How can a system like this function? It has been argued that competition and greed are good motivators for people to strive and innovate. So what motivates Joseph Sisko to continue on running his restaurant if he doesn’t need to work to make a living? Is it because he simply enjoys doing it? What motivates McCoy or Beverly Crusher or Bashir to become doctors if it isn’t for the handsome wages? Is it just because they want to help others, because they want to partake in new scientific discoveries that will better humanity?

Why do people want to get into Starfleet? Is it just the desire to be part of a great expedition to “explore strange new worlds. To seek out new life and new civilizations. To boldly go where no man has gone before”?

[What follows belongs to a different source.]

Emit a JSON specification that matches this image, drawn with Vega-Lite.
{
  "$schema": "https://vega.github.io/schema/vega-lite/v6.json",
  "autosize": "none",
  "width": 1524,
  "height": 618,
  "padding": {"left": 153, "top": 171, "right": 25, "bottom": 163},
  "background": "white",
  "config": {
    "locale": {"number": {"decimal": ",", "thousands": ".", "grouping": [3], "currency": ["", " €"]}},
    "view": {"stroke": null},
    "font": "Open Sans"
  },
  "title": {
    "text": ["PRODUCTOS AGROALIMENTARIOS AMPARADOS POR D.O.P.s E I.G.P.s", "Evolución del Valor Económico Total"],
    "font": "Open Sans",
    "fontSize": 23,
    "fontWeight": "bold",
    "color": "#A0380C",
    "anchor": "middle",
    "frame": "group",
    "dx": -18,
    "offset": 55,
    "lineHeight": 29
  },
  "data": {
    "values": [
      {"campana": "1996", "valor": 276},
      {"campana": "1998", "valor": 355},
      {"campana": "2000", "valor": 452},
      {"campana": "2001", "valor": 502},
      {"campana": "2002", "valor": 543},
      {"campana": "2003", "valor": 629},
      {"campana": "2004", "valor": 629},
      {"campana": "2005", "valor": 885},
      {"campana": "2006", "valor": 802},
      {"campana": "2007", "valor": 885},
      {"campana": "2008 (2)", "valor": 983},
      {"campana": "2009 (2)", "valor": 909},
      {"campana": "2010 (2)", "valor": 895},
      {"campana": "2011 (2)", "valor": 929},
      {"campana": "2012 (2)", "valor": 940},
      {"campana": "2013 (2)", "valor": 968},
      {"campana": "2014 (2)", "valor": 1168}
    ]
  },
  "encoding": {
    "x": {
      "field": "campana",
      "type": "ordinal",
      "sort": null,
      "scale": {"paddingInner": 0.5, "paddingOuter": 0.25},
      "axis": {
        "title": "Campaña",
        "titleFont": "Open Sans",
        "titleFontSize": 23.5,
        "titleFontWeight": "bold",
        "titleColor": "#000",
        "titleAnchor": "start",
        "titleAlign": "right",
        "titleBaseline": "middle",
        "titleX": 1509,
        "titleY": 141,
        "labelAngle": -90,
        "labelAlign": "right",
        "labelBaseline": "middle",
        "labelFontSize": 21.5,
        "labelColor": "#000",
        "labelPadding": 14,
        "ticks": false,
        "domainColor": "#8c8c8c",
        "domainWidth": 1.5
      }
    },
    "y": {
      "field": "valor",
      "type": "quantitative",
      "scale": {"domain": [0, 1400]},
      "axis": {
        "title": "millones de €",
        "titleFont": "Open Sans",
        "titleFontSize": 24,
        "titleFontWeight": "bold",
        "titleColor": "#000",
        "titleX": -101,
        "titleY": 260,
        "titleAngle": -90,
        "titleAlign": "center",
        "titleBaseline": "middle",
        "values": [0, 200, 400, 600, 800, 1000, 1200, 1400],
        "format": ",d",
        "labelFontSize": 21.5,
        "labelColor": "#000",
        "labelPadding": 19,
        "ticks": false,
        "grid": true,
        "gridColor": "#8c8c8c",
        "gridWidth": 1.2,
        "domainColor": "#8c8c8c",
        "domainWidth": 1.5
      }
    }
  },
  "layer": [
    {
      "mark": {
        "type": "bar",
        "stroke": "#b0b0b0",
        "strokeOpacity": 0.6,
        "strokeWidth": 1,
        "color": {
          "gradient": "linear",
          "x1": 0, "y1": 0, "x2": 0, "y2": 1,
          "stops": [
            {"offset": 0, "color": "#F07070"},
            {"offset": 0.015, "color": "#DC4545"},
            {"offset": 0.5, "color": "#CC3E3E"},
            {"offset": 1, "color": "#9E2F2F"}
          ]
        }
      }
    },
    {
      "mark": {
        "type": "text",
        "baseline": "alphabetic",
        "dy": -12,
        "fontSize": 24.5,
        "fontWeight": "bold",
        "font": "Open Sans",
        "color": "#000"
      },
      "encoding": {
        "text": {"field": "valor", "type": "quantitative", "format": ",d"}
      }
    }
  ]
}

As Picard stated in The Neutral Zone: “The challenge…is to improve yourself. To enrich yourself.” Or, as Data told Lal in The Offspring: “I have asked myself that many times as I have struggled to be more human. Until I realised it is the struggle itself that is most important. We must strive to be more than we are, Lal. It does not matter that we will never reach our ultimate goal. The effort yields its own rewards.”

Of course, there’s the counterargument that we are inherently lazy and everyone will just sit on their buttocks all day and do nothing if they’re being handed freebies. Thus, whether you believe a society like this can function or not likely depends on your beliefs about human nature. Are we selfish or are we cooperative? Are we greedy or are we altruistic? Are we lazy or do we crave purpose?

And from that perspective, Star Trek is a strong believer in humanity.